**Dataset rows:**
[BEGIN]

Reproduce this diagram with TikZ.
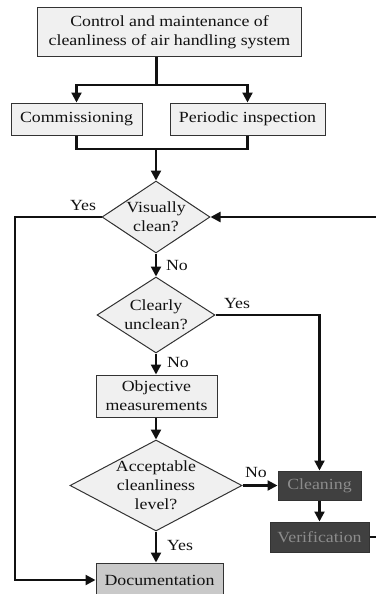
\documentclass[tikz,border=0pt]{standalone}
\usepackage{fontspec}
\setmainfont{Liberation Serif}[FakeStretch=1.15]
\usetikzlibrary{arrows.meta,positioning,shapes.geometric,calc}
\definecolor{InkLine}{HTML}{111111}
\definecolor{PaleBox}{HTML}{F0F0F0}
\definecolor{BoxEdge}{HTML}{333333}
\definecolor{DarkBox}{HTML}{404040}
\definecolor{DarkText}{HTML}{8C8C8C}
\definecolor{DocGray}{HTML}{C9C9C9}

\begin{document}
\begin{tikzpicture}[x=1pt, y=-1pt,
  every node/.style={font=\fontsize{15.5}{19}\selectfont, text=InkLine},
  stepbox/.style={draw=BoxEdge, fill=PaleBox, line width=1pt, align=center, inner sep=0pt},
  decision/.style={diamond, draw=BoxEdge, fill=PaleBox, line width=1pt, align=center, inner sep=-14pt},
  darkbox/.style={stepbox, fill=DarkBox, text=DarkText},
  flow/.style={draw=InkLine, line width=2.2pt},
  arrow/.style={flow, -{Triangle[length=10pt,width=10pt]}},
  tag/.style={inner sep=0pt}]
\useasboundingbox (0,0) rectangle (375,594);
% boxes
\node[stepbox, minimum width=264pt, minimum height=49pt] (top) at (169.5,32.5) {Control and maintenance of\\cleanliness of air handling system};
\node[stepbox, minimum width=131pt, minimum height=32pt] (comm) at (76.5,119) {Commissioning};
\node[stepbox, minimum width=155pt, minimum height=32pt] (periodic) at (247.5,119) {Periodic inspection};
\node[decision, minimum width=108pt, minimum height=72pt] (vis) at (156,217) {Visually\\clean?};
\node[decision, minimum width=118pt, minimum height=76pt] (clear) at (156,315) {Clearly\\unclean?};
\node[stepbox, minimum width=121pt, minimum height=42pt] (obj) at (156.5,396) {Objective\\measurements};
\node[decision, minimum width=172pt, minimum height=91pt] (accept) at (156,485.5) {Acceptable\\cleanliness\\level?};
\node[darkbox, minimum width=83pt, minimum height=29pt] (clean) at (319.5,485.5) {Cleaning};
\node[darkbox, minimum width=99pt, minimum height=30pt] (verif) at (319.5,537) {Verification};
\node[stepbox, fill=DocGray, minimum width=127pt, minimum height=34pt] (doc) at (159.5,580) {Documentation};
% helper points
\coordinate (split) at (156,85);
\coordinate (merge) at (156,149);
\coordinate (rail) at (15,0);
\coordinate (back) at (380,0);
% connectors
\draw[flow, line width=3pt] (split |- top.south) -- (split);
\draw[arrow] (split) -| (comm.north);
\draw[arrow] (split) -| (periodic.north);
\draw[flow] (comm.south) -- (comm.south |- merge) -- (periodic.south |- merge) -- (periodic.south);
\draw[arrow] (merge) -- (vis.north);
\draw[arrow] (vis.west) -- (vis.west -| rail) |- (doc.west);
\draw[arrow] (vis.south) -- (clear.north);
\draw[arrow] (clear.east) -| (clean.north);
\draw[arrow] (clear.south) -- (clear.south |- obj.north);
\draw[arrow] (obj.south -| accept.north) -- (accept.north);
\draw[arrow] (accept.east) -- (clean.west);
\draw[arrow] (accept.south) -- (accept.south |- doc.north);
\draw[arrow] (clean.south) -- (clean.south |- verif.north);
\draw[flow, line width=1.2pt] (verif.east) -- (verif.east -| back);
\draw[arrow] (verif.east -| back) |- (vis.east);
% labels
\node[tag] (yesvis) at (83,205) {Yes};
\node[tag] (novis) at (177,265) {No};
\node[tag] (yesclear) at (237,303) {Yes};
\node[tag] (noclear) at (178,362) {No};
\node[tag] (noaccept) at (256,472) {No};
\node[tag] (yesaccept) at (180,545) {Yes};
\end{tikzpicture}
\end{document}
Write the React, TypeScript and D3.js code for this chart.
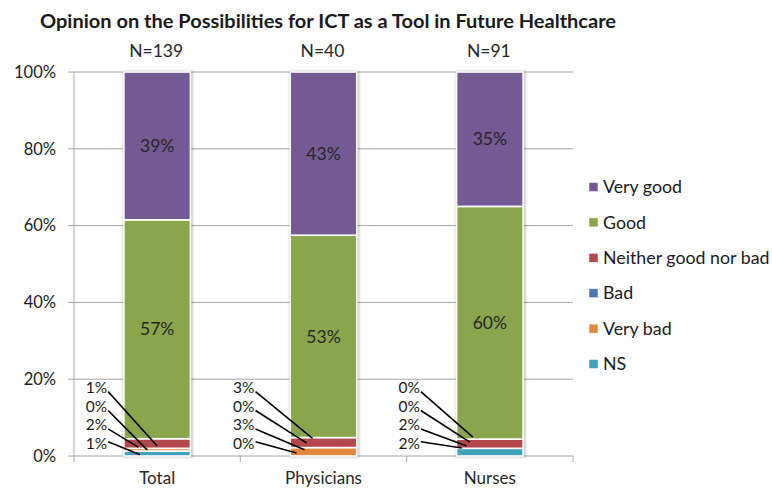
import React from "react";
import * as d3 from "d3";

const categories = ["Total", "Physicians", "Nurses"];
const sampleSizes = ["N=139", "N=40", "N=91"];
const seriesNames = ["NS", "Very bad", "Bad", "Neither good nor bad", "Good", "Very good"];
// values per series (stack order bottom -> top), for Total, Physicians, Nurses
const nsValues = [1.3, 0, 2];
const veryBadValues = [0.7, 2.2, 0];
const badValues = [0, 0, 0];
const neitherValues = [2.5, 2.6, 2.4];
const goodValues = [57, 52.7, 60.6];
const veryGoodValues = [38.5, 42.5, 35];
const bigLabels = [["57%", "39%"], ["53%", "43%"], ["60%", "35%"]]; // Good, Very good
// small outside labels, top -> bottom (as printed)
const smallLabels = [["1%", "0%", "2%", "1%"], ["3%", "0%", "3%", "0%"], ["0%", "0%", "2%", "2%"]];
const yTicks = [0, 20, 40, 60, 80, 100];
const colors = ["#40a2bb", "#e3893e", "#4a79b3", "#b3474a", "#89a64c", "#735a93"];
const legendOrder = ["Very good", "Good", "Neither good nor bad", "Bad", "Very bad", "NS"];

// layout for leader-label callouts
const labelYPct = [17.8, 12.9, 8.1, 3.2];
const labelRightDx = [-50, -69, -70];
const endDx = [[0, -10, -19, -17], [-11, -17, -19, -27], [-17, -20, -23, -28]];
const endYPct = [[2.6, 1.6, 2.3, 0.3], [4.6, 3.4, 1.6, 0.8], [4.9, 3.6, 2.6, 2.1]];

const FONT = "Lato, 'Noto Sans', sans-serif";

export default function App() {
  const W = 772, H = 489;
  const left = 74, right = 573, top = 72, bottom = 456;
  const x = d3.scaleBand<string>().domain(categories).range([left, right]).paddingInner(0.6).paddingOuter(0.3);
  const y = d3.scaleLinear().domain([0, 100]).range([bottom, top]);
  const seriesVals = [nsValues, veryBadValues, badValues, neitherValues, goodValues, veryGoodValues];
  const table = categories.map((c, i) => {
    const row: any = { cat: c };
    seriesNames.forEach((s, j) => (row[s] = seriesVals[j][i]));
    return row;
  });
  const stack = d3.stack().keys(seriesNames)(table);
  const bw = x.bandwidth();
  const boundaries = d3.range(categories.length + 1).map((i) => left + i * x.step());

  return (
    <svg width={W} height={H} style={{ display: "block", position: "absolute", left: 0, top: 0 }} fontFamily={FONT}>
      <defs>
        <filter id="shadow" x="-20%" y="-5%" width="140%" height="110%">
          <feGaussianBlur stdDeviation="1.2" />
        </filter>
      </defs>
      <rect width={W} height={H} fill="#fff" />
      <text x={40} y={28} fontSize={18.5} fontWeight={700} fill="#1a1a1a" textLength={576} lengthAdjust="spacingAndGlyphs">
        Opinion on the Possibilities for ICT as a Tool in Future Healthcare
      </text>
      {/* gridlines */}
      {yTicks.map((t) => (
        <g key={t}>
          <line x1={left - 6} x2={right} y1={y(t)} y2={y(t)} stroke="#a6a6a6" strokeWidth={1} />
          <text x={56} y={y(t)} dy="0.35em" textAnchor="end" fontSize={16.5} fill="#1a1a1a">{t}%</text>
        </g>
      ))}
      <line x1={left} x2={left} y1={top} y2={bottom} stroke="#a6a6a6" />
      {boundaries.map((bx, i) => (
        <line key={i} x1={bx} x2={bx} y1={bottom} y2={bottom + 6} stroke="#a6a6a6" />
      ))}
      {/* bar shadows */}
      {categories.map((c) => (
        <rect key={c} x={(x(c) as number) - 1} y={top - 1} width={bw + 3.5} height={bottom - top + 2.5} fill="#000" opacity={0.22} filter="url(#shadow)" />
      ))}
      {stack.map((layer, j) => (
        <g key={layer.key} fill={colors[j]}>
          {layer.map((d, i) => {
            const h = y(d[0]) - y(d[1]);
            if (h <= 0) return null;
            return (
              <rect key={i} x={x(categories[i])} y={y(d[1])} width={bw} height={h} stroke="#fff" strokeWidth={1.6} />
            );
          })}
        </g>
      ))}
      {/* big in-bar labels */}
      {categories.map((c, i) => {
        const good = stack[4][i];
        const vg = stack[5][i];
        const cx = (x(c) as number) + bw / 2;
        return (
          <g key={c} fill="#262626" textAnchor="middle">
            <text x={cx} y={y((good[0] + good[1]) / 2)} dy="0.35em" fontSize={17.5}>{bigLabels[i][0]}</text>
            <text x={cx} y={y((vg[0] + vg[1]) / 2)} dy="0.35em" fontSize={17.5}>{bigLabels[i][1]}</text>
            <text x={cx - 1} y={51} dy="0.35em" fontSize={17.5}>{sampleSizes[i]}</text>
            <text x={cx} y={478} dy="0.35em" fontSize={17}>{c}</text>
          </g>
        );
      })}
      {/* callout labels */}
      {categories.map((c, i) => {
        const cx = (x(c) as number) + bw / 2;
        const lx = cx + labelRightDx[i];
        return (
          <g key={c}>
            {smallLabels[i].map((lab, k) => {
              const ly = y(labelYPct[k]);
              const sy = k === 3 ? ly - 2 : ly + 4;
              return (
                <g key={k}>
                  <text x={lx} y={ly} dy="0.35em" textAnchor="end" fontSize={15.5} fill="#1a1a1a">{lab}</text>
                  <line x1={lx + 1} y1={sy} x2={cx + endDx[i][k]} y2={y(endYPct[i][k])} stroke="#000" strokeWidth={1.6} />
                </g>
              );
            })}
          </g>
        );
      })}
      {/* legend */}
      {legendOrder.map((name, k) => {
        const j = seriesNames.indexOf(name);
        const ly = 187 + k * 35.4;
        return (
          <g key={name}>
            <rect x={589} y={ly - 4.5} width={9} height={9} fill={colors[j]} stroke="#fff" strokeWidth={0.5} />
            <text x={603} y={ly} dy="0.35em" fontSize={17.8} fill="#1a1a1a">{name}</text>
          </g>
        );
      })}
    </svg>
  );
}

[END]

**Task requirements:** Retype only the lines above from the one with "Write the React, TypeScript" through the one with "import * as", exactly and with both ends. Images stay out.

**Answer to the task:**
Write the React, TypeScript and D3.js code for this chart.
import React from "react";
import * as d3 from "d3";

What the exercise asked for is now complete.